I intentionally made the plastic for the filter and the spores transparent for multiple reasons. First, to signify the company's mission to be transparent with customers. Second, to let customers really see what was being filtered out of their air and put back into it. I imagined the experience of pulling out an old dirty filter to be shocking and to further demonstrate the need for this product.

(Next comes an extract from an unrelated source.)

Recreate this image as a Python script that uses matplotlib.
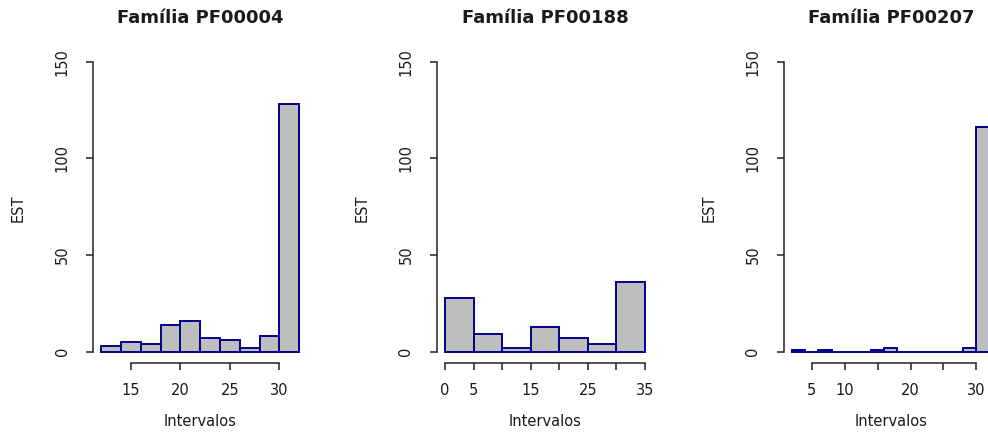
import numpy as np
import matplotlib
matplotlib.use('Agg')
import matplotlib.pyplot as plt

titles = ['Família PF00004', 'Família PF00188', 'Família PF00207']

# histogram bins and counts
edges1 = np.arange(12, 33, 2)
counts1 = [3, 5, 4, 14, 16, 7, 6, 2, 8, 128]
edges2 = np.arange(0, 36, 5)
counts2 = [28, 9, 2, 13, 7, 4, 36]
edges3 = np.arange(2, 33, 2)
counts3 = [1, 0, 1, 0, 0, 0, 1, 2, 0, 0, 0, 0, 0, 2, 116]

xticks1 = [15, 20, 25, 30]
xlabels1 = ['15', '20', '25', '30']
xticks2 = [0, 5, 10, 15, 20, 25, 30, 35]
xlabels2 = ['0', '5', '', '15', '', '25', '', '35']
xticks3 = [5, 10, 15, 20, 25, 30]
xlabels3 = ['5', '10', '', '20', '', '30']
yticks = [0, 50, 100, 150]

W, H = 988, 432
fig = plt.figure(figsize=(W / 100, H / 100), dpi=100)

# pixel boxes of the three plot regions (the last one runs off the edge)
boxes = [(93.4, 307.0), (437.0, 653.0), (784.1, 997.4)]
top, bottom = 50.1, 363.3

panels = [(edges1, counts1, xticks1, xlabels1),
          (edges2, counts2, xticks2, xlabels2),
          (edges3, counts3, xticks3, xlabels3)]

txt = '#1a1a1a'
for (l, r), (edges, counts, xt, xl), title in zip(boxes, panels, titles):
    ax = fig.add_axes([l / W, (H - bottom) / H, (r - l) / W, (bottom - top) / H])
    ax.bar(edges[:-1], counts, width=np.diff(edges), align='edge',
           color='#bebebe', edgecolor='#00008b', linewidth=1.4)
    span = edges[-1] - edges[0]
    ax.set_xlim(edges[0] - 0.04 * span, edges[-1] + 0.04 * span)
    ax.set_ylim(-6, 156)
    ax.spines['top'].set_visible(False)
    ax.spines['right'].set_visible(False)
    ax.spines['left'].set_bounds(0, 150)
    ax.spines['bottom'].set_bounds(xt[0], xt[-1])
    for s in ['left', 'bottom']:
        ax.spines[s].set_linewidth(1.1)
        ax.spines[s].set_color('#222222')
    ax.set_xticks(xt, xl)
    ax.set_yticks(yticks)
    ax.set_yticklabels([str(v) for v in yticks], rotation=90, va='center')
    ax.tick_params(length=5, width=1.1, color='#222222', labelsize=10.5,
                   labelcolor=txt)
    ax.tick_params(axis='x', pad=9)
    ax.tick_params(axis='y', pad=12)
    ax.patch.set_visible(False)

    cx = (l + r) / 2
    fig.text(cx / W, 1 - 18 / H, title, ha='center', va='center',
             fontsize=13, fontweight='bold', color=txt)
    fig.text(cx / W, 1 - 421 / H, 'Intervalos', ha='center', va='center',
             fontsize=10.5, color=txt)
    fig.text((l - 75) / W, 1 - 208 / H, 'EST', ha='center', va='center',
             rotation=90, fontsize=10.5, color=txt)

fig.savefig('out.png', dpi=100)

On the flip side, the transparent materials connote that the air coming out of the mushroom is clean and helps to keep our bodies clean too.
Better Air Quality Sensors
I wanted to enable users to better understand the air around them by giving them a digital nose in the form of the best air quality sensor technology.
The mushroom's lightshade would be designed to match the sun throughout the day to boost mood and productivity and mimic outdoor conditions.
I planned for all of the packaging to be biodegradable and home compostable to reduce environmental impact.
Action is everything
Through mushroom, I learned that its best to keep moving and adapt as I go, rather than getting stuck trying to anticipate every little thing. There's never a perfect moment or a perfect way forward. The only way over is through.
Don’t do it alone
In hindsight, taking on a hardware and software combination project myself was overly ambitious. I learned the importance of surrounding myself with different perspectives and skillsets to create a synergistic team.
Just as in nature, startups are required to constantly adapt. When I received feedback that the mushroom should be smaller, I was initially disappointed. I quickly found, though, that this necessary change pushed me to create a more desirable and feasible product. I needed to get comfortable working with ambiguity .
I would create a scent marketplace that would license out the consumables to be filled with scents from value add, name brands.
I would make another design of an even smaller form factor, one that's portable with a cheaper price point to lower a customer's barrier to entry into the ecosystem.
I would create an augmented reality component around the product. For example, you could see the air quality readout when you look at the mushroom through your AR headset.